TASK INSTRUCTIONS:
Can you set down, exactly as they appear below, the lines from the opening of the material through the one bearing "const h = 372;", minus the pictures?
========
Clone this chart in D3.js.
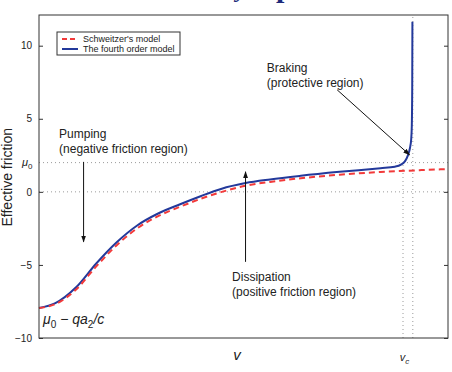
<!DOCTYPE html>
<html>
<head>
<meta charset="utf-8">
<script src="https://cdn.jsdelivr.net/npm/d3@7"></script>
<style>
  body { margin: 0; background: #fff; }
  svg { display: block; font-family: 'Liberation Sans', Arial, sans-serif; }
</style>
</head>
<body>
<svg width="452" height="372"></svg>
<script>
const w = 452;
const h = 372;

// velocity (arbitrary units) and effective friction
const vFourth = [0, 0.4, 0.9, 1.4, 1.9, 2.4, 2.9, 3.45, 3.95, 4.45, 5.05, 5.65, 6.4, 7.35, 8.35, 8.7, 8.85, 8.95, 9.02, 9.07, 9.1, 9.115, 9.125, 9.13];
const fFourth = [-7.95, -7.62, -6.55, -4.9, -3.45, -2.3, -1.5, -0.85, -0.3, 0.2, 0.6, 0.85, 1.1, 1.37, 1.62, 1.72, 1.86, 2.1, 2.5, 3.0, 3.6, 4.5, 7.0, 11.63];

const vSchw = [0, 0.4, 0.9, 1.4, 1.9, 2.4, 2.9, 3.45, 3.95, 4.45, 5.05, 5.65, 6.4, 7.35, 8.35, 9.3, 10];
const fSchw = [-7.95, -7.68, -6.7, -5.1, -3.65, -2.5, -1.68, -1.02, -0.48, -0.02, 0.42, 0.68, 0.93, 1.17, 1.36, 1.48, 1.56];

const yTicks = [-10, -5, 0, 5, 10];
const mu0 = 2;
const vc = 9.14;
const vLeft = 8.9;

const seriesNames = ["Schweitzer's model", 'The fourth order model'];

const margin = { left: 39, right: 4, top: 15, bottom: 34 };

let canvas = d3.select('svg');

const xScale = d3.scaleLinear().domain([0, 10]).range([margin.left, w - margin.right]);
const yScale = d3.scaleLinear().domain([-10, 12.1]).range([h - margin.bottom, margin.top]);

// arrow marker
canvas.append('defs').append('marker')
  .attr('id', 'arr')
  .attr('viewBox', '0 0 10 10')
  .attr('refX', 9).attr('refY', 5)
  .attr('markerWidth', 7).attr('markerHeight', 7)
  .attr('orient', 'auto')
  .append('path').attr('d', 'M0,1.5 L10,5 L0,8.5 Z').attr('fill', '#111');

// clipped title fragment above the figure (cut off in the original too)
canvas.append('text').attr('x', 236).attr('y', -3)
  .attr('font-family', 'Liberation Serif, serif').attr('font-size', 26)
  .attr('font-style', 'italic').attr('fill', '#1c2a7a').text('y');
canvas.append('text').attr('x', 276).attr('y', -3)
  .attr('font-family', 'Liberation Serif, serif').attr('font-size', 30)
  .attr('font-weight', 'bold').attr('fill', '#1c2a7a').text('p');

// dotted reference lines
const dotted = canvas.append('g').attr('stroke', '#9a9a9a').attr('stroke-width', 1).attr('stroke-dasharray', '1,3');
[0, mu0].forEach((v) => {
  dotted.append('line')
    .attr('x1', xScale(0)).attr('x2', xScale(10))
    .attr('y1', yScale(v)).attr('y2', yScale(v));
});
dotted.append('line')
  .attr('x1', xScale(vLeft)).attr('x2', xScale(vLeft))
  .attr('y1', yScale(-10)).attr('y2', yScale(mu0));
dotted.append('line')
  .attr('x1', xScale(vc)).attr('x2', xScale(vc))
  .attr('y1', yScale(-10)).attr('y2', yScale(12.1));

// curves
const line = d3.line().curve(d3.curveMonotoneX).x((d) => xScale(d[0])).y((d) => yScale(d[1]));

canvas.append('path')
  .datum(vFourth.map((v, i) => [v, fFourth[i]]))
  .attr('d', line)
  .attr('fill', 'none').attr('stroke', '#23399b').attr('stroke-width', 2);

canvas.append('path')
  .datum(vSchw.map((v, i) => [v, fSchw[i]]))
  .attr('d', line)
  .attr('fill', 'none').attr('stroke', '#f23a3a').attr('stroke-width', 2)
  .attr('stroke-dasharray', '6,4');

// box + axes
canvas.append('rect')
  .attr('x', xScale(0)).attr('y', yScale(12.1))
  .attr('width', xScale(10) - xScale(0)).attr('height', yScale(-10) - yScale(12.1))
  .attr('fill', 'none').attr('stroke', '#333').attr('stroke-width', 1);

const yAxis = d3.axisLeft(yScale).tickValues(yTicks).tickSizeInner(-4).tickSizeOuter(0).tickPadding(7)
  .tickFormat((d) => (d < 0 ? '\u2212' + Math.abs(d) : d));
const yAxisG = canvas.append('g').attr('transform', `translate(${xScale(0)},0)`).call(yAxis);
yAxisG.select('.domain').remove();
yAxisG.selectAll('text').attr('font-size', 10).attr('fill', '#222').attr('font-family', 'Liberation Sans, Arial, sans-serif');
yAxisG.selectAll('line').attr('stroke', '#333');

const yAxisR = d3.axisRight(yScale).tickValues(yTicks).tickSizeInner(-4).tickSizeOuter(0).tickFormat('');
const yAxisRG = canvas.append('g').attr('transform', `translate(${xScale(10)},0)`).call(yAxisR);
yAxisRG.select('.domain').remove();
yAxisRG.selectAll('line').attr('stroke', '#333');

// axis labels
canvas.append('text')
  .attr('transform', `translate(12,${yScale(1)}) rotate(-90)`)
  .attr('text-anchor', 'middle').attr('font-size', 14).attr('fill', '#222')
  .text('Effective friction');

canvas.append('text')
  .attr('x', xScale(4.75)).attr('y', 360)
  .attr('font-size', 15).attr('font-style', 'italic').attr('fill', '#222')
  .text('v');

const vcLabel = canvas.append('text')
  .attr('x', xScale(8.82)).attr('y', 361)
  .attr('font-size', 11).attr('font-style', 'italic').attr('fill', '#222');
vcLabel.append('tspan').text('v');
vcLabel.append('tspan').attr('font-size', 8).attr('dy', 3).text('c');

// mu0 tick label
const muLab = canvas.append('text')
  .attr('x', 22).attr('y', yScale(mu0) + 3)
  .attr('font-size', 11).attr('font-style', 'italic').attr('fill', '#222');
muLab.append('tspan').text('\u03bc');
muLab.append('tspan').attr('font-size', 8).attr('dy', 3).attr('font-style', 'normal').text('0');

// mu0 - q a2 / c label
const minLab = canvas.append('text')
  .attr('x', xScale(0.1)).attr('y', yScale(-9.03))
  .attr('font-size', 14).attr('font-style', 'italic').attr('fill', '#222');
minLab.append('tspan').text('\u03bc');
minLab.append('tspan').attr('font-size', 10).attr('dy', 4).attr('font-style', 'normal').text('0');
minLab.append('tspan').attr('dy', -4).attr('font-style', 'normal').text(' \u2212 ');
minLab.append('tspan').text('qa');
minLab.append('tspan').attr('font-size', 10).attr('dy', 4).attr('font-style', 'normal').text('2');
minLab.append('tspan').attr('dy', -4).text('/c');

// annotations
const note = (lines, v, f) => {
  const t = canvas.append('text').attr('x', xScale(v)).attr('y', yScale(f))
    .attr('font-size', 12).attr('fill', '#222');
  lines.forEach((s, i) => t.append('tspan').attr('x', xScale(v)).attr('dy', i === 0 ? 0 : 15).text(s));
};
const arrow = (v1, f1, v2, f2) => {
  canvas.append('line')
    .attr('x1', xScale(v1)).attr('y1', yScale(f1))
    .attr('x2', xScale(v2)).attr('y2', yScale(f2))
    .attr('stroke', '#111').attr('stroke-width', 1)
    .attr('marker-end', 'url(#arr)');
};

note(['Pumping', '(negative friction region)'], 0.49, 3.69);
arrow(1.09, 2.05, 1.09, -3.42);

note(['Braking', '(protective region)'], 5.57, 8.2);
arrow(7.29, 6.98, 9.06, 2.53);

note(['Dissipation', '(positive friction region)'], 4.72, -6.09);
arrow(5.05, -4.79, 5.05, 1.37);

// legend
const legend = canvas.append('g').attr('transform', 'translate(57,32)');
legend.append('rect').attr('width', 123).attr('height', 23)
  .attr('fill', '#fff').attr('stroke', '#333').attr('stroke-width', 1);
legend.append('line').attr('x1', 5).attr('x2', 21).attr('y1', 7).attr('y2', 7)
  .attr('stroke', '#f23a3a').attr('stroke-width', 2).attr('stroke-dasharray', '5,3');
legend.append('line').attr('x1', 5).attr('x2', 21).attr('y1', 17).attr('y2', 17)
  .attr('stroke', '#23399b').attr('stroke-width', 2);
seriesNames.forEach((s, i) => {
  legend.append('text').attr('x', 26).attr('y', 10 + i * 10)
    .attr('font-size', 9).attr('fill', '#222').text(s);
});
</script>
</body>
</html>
========
COMPLETE ANSWER:
Clone this chart in D3.js.
<!DOCTYPE html>
<html>
<head>
<meta charset="utf-8">
<script src="https://cdn.jsdelivr.net/npm/d3@7"></script>
<style>
  body { margin: 0; background: #fff; }
  svg { display: block; font-family: 'Liberation Sans', Arial, sans-serif; }
</style>
</head>
<body>
<svg width="452" height="372"></svg>
<script>
const w = 452;
const h = 372;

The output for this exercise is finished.